Kalangan advokat lagi galau. Penyebabnya adalah Peraturan Menristesdikti (Permen) Nomor 5 Tahun 2019 tentang Program Profesi Advokat.
Jika Permen itu menang di Mahkamah Agung (MA) maka untuk menjadi advokat atau pengacara akan semakin berat. Karena advokat nantinya harus kuliah tiga tahun. Bahkan, nilai minimal bagus (B) dan secara keseluruhan IPK 3.00. Permen ini kini sedang digugat kalangan advokat ke MA.
Dalam undang-undang (UU) kalau pendidikan diselengarakan oleh organisasi pengacara.

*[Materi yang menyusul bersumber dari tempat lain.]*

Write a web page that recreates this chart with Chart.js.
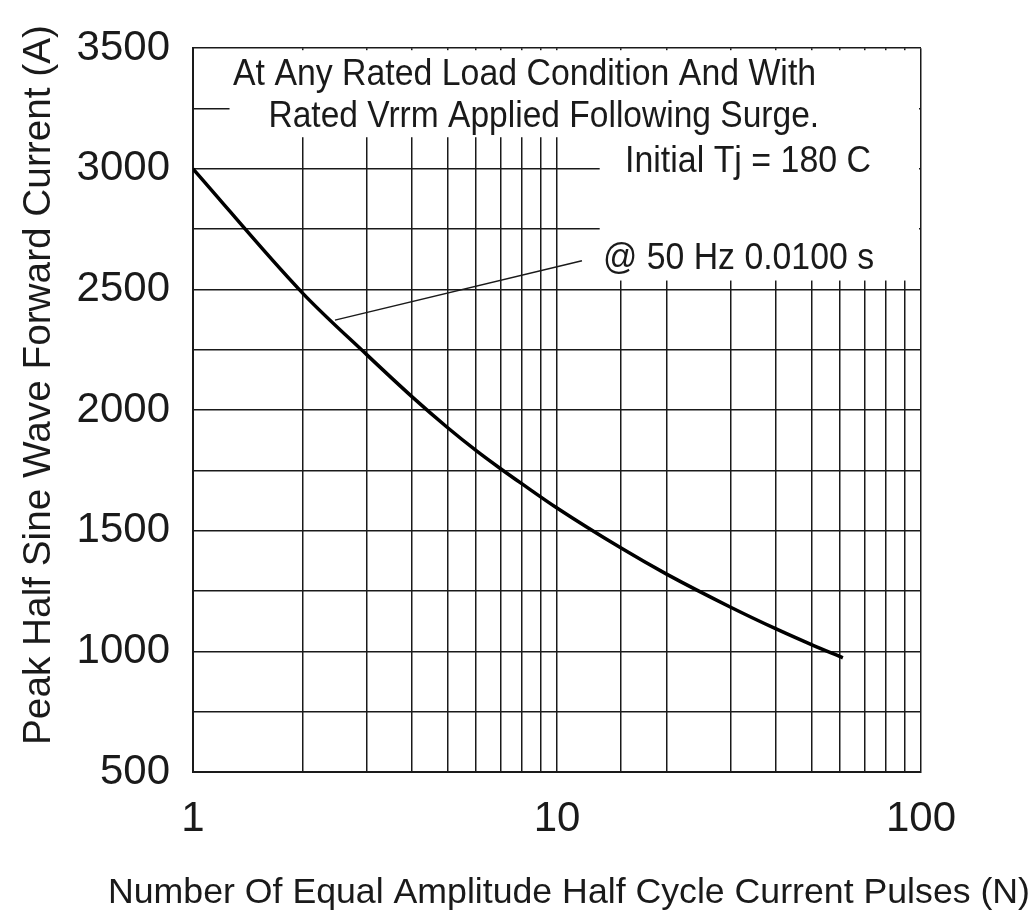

Diketahui, Menristekdikti Nadiem Makarim menyerahkan penyelenggaraan pendidikan advokat ke kampus-kampus Fakultas Hukum minimal akreditasi B.
Dalam Permen menyebutkan Pasal 3 ayat 1 berbunyi:
Program Profesi Advokat sebagaimana dimaksud dalam Pasal 2 ayat (2) diselenggarakan paling kurang selama 2 semester setelah menyelesaikan Program Sarjana dengan beban menyelesaikan belajar paling kurang 24 (dua puluh empat) Satuan Kredit Semester (SKS).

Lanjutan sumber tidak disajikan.